The purpose of the federally funded Head Start pre-k is to prepare young kids from low-income families to learn when they enter school. In the process they get screened for health and developmental issues, they receive healthy meals and parents learn how they can help their children become successful learners.

Head Start has limits. Studies show that even in the best cases, only a third of kids will experience multi-year gains in school performance or other developmental milestones. One big obstacle is that early gains can fade quickly when a family’s poverty persists.

Did the town’s lame excuses for rejecting Head Start’s application mask disapproval of the Head Start program? If so, what is the Town Board is willing to do for low-income kids in the community and who should pay for it?

Kinderhook’s poverty rate is less than 4%; the countywide rate is three times higher. The local Head Start program is available only to residents who live in the Ichabod Crane School District. No tidal wave of Head Start Munchkins threatens to descend on Valatie.

People applying for a building permit or paying their taxes at the municipal building might have heard a squeal or a giggle as pre-schoolers marched to and from outdoor playtime.
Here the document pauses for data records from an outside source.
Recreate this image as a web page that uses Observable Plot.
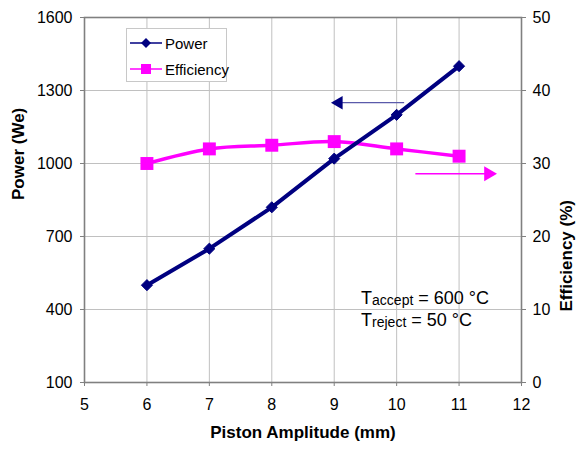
<!DOCTYPE html>
<html><head><meta charset="utf-8">
<script src="https://cdn.jsdelivr.net/npm/d3@7"></script>
<script src="https://cdn.jsdelivr.net/npm/@observablehq/plot@0.6"></script>
<style>
body{margin:0;background:#fff;font-family:"Liberation Sans",Arial,sans-serif;}
#wrap{position:relative;width:579px;height:449px;}
#legend{position:absolute;left:126px;top:28px;width:101px;height:54px;border:1px solid #c8c8c8;background:#fff;font-size:15px;color:#000;box-sizing:border-box;}
#legend .row{position:absolute;left:3px;height:20px;display:flex;align-items:center;}
#legend svg{margin-right:3px;}
</style></head>
<body><div id="wrap"><div id="chart"></div><div id="legend"></div></div>
<script>
const amplitude = [6, 7, 8, 9, 10, 11];
const power = [500, 650, 820, 1020, 1200, 1400];
const efficiency = [30, 32, 32.5, 33, 32, 31];
const powerTicks = [100, 400, 700, 1000, 1300, 1600];
const effTicks = [0, 10, 20, 30, 40, 50];
const xTicks = [5, 6, 7, 8, 9, 10, 11, 12];
const seriesNames = ["Power", "Efficiency"];
const seriesColors = ["#000080", "#FF00FF"];
const arrowColors = ["#5a5aaa", "#FF00FF"];
const arrowHeadColors = ["#000080", "#FF00FF"];
const annotSubs = ["accept", "reject"];
const annotValues = ["= 600 °C", "= 50 °C"];
const annotPos = [{x: 9.43, y: 447}, {x: 9.43, y: 355}];
const arrows = [
  {x1: 10.12, x2: 9.0, y: 1250, color: arrowColors[0], head: arrowHeadColors[0], w: 1.4, dir: -1, r: 5},
  {x1: 10.3, x2: 11.55, y: 100 + 28.6 * 30, color: arrowColors[1], head: arrowHeadColors[1], w: 1.6, dir: 1, r: 5.5}
];

const e2p = e => 100 + e * 30;
const powerData = amplitude.map((x, i) => ({x, y: power[i]}));
const effData = amplitude.map((x, i) => ({x, y: e2p(efficiency[i])}));
const annotData = annotPos.map((p, i) => ({...p, sub: annotSubs[i], val: annotValues[i]}));

const chart = Plot.plot({
  width: 579, height: 449,
  marginLeft: 84, marginRight: 58, marginTop: 17, marginBottom: 67,
  style: {fontFamily: '"Liberation Sans", Arial, sans-serif', fontSize: "16px", color: "#000", background: "#fff"},
  x: {domain: [5, 12]},
  y: {domain: [100, 1600]},
  marks: [
    Plot.gridX(xTicks.slice(1, -1), {stroke: "#c0c0c0", strokeOpacity: 1}),
    Plot.gridY(powerTicks.slice(1, -1), {stroke: "#c0c0c0", strokeOpacity: 1}),
    Plot.frame({stroke: "#808080", strokeWidth: 1.6}),
    Plot.axisX(xTicks, {anchor: "bottom", tickSize: 4, tickPadding: 12, label: null, stroke: "#808080", fill: "#000", fontSize: 16, tickFormat: d => String(d)}),
    Plot.axisY(powerTicks, {anchor: "left", tickSize: 4, tickPadding: 8, label: null, stroke: "#808080", fontSize: 16, tickFormat: d => String(d)}),
    Plot.axisY(effTicks.map(e2p), {anchor: "right", tickSize: 4, tickPadding: 7, label: null, stroke: "#808080", fontSize: 16, tickFormat: d => String(Math.round((d - 100) / 30))}),
    Plot.text(["Power (We)"], {frameAnchor: "left", dx: -66, rotate: -90, fontWeight: "bold", fontSize: 17}),
    Plot.text(["Efficiency (%)"], {frameAnchor: "right", dx: 45, rotate: -90, fontWeight: "bold", fontSize: 17}),
    Plot.text(["Piston Amplitude (mm)"], {frameAnchor: "bottom", dy: 55, fontWeight: "bold", fontSize: 17}),
    Plot.line(effData, {x: "x", y: "y", stroke: seriesColors[1], strokeWidth: 3.5, curve: "catmull-rom"}),
    Plot.line(powerData, {x: "x", y: "y", stroke: seriesColors[0], strokeWidth: 4}),
    Plot.dot(effData, {x: "x", y: "y", symbol: "square", fill: seriesColors[1], r: 7.3, stroke: "none"}),
    Plot.dot(powerData, {x: "x", y: "y", symbol: "diamond2", fill: seriesColors[0], r: 5, stroke: seriesColors[0], strokeWidth: 1}),
    ...arrows.map(a => Plot.link([a], {x1: "x1", x2: "x2", y1: "y", y2: "y", stroke: a.color, strokeWidth: a.w})),
    ...arrows.map(a => Plot.dot([a], {x: "x2", y: "y", symbol: "triangle", fill: a.head, r: a.r, rotate: a.dir * 90, dx: -a.dir * a.r * 0.9, stroke: "none"})),
    Plot.text(annotData, {x: "x", y: "y", text: d => "T" + d.sub + " " + d.val, textAnchor: "start", fontSize: 18})
  ]
});
document.getElementById("chart").appendChild(chart);

d3.select(chart).selectAll("text").each(function() {
  const t = d3.select(this);
  const item = annotData.find(a => t.text() === "T" + a.sub + " " + a.val);
  if (!item) return;
  t.text(null);
  t.append("tspan").text("T");
  t.append("tspan").attr("font-size", 14).attr("dy", 1).text(item.sub);
  t.append("tspan").attr("dy", -1).text(" " + item.val);
});

const leg = d3.select("#legend");
seriesNames.forEach((name, i) => {
  const row = leg.append("div").attr("class", "row").style("top", (i === 0 ? 4 : 30) + "px");
  const s = row.append("svg").attr("width", 32).attr("height", 16);
  s.append("line").attr("x1", 0).attr("x2", 32).attr("y1", 8).attr("y2", 8).attr("stroke", seriesColors[i]).attr("stroke-width", 1.5);
  if (i === 0) s.append("path").attr("d", "M16,3L21,8L16,13L11,8Z").attr("fill", seriesColors[i]);
  else s.append("rect").attr("x", 11).attr("y", 3).attr("width", 10).attr("height", 10).attr("fill", seriesColors[i]);
  row.append("span").text(name);
});
</script></body></html>
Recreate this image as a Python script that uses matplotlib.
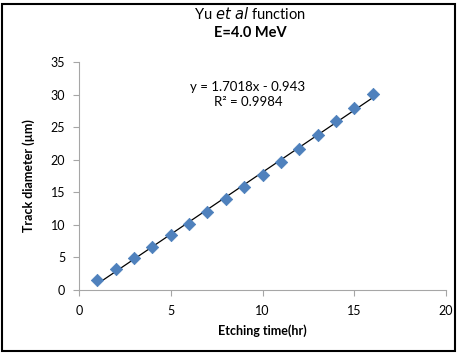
import matplotlib
matplotlib.use("Agg")
import matplotlib.pyplot as plt
import numpy as np
from matplotlib.patches import Rectangle

plt.rcParams['font.family'] = ['Lato', 'DejaVu Sans']

etching_time = [1, 2, 3, 4, 5, 6, 7, 8, 9, 10, 11, 12, 13, 14, 15, 16]
track_diameter = [1.6, 3.2, 4.9, 6.6, 8.4, 10.2, 12.0, 13.9, 15.8, 17.7, 19.7, 21.7, 23.8, 25.9, 28.0, 30.1]
eq_slope = "1.7018"
eq_intercept = "0.943"
r_squared = "0.9984"
x_ticks = [0, 5, 10, 15, 20]
y_ticks = [0, 5, 10, 15, 20, 25, 30, 35]

W, H = 459, 354
fig = plt.figure(figsize=(W / 100, H / 100), dpi=100)
ax = fig.add_axes([79 / W, 1 - 290 / H, (446 - 79) / W, (290 - 62) / H])

ax.scatter(etching_time, track_diameter, marker='D', s=40, color='#4F81BD',
           edgecolors='#4A7EBB', linewidths=0.5, zorder=3)
coef = np.polyfit(etching_time, track_diameter, 1)
xf = np.array([etching_time[0], etching_time[-1]], dtype=float)
ax.plot(xf, np.polyval(coef, xf), color='black', lw=0.9, zorder=2)

ax.set_xlim(0, 20)
ax.set_ylim(0, 35)
ax.set_xticks(x_ticks)
ax.set_yticks(y_ticks)
for s in ['top', 'right']:
    ax.spines[s].set_visible(False)
for s in ['left', 'bottom']:
    ax.spines[s].set_color('#A6A6A6')
    ax.spines[s].set_linewidth(0.8)
ax.tick_params(axis='both', colors='#A6A6A6', labelcolor='black', labelsize=9,
               length=4, width=0.8, direction='out')
ax.tick_params(axis='x', pad=7)
ax.tick_params(axis='y', pad=6)

ax.set_xlabel('Etching time(hr)', fontsize=9, fontweight='bold', labelpad=5)
ax.set_ylabel('Track diameter (µm)', fontsize=9, fontweight='bold', labelpad=11)

ax.text(9.2, 30.0, f'y = {eq_slope}x - {eq_intercept}\nR² = {r_squared}',
        ha='center', va='center', fontsize=9.5, linespacing=1.3)

fig.text(250 / W, 1 - 14 / H, 'Yu $\\it{et\\ al}$ function', ha='center', va='center', fontsize=10.5)
fig.text(250 / W, 1 - 33 / H, 'E=4.0 MeV', ha='center', va='center', fontsize=10.5, fontweight='bold')

fig.patches.append(Rectangle((2 / W, 3 / H), (455 - 2) / W, (350 - 3) / H,
                             transform=fig.transFigure, fill=False, edgecolor='black', lw=1.5))

fig.savefig('out.png', dpi=100)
A grouch might have scowled at such mild distractions. Others might have heard a joyful sound affirming the liveliness of this community. But if the kids had occupied that third-floor schoolroom, would anyone downstairs have known they were there? Was it excessively noisy as a school?

What the board missed with its rejection of Head Start was the chance to enrich the scope of local municipal service without cost to the town. It wouldn’t have disrupted grownups’ work or put children at risk. (There are correction officers in court and a deputy sheriff’s office on site!) It could have sent a message that town government helps its citizens regardless of age or income. But instead the board chose to ignore rather than embrace its most vulnerable residents. What an example for the kids.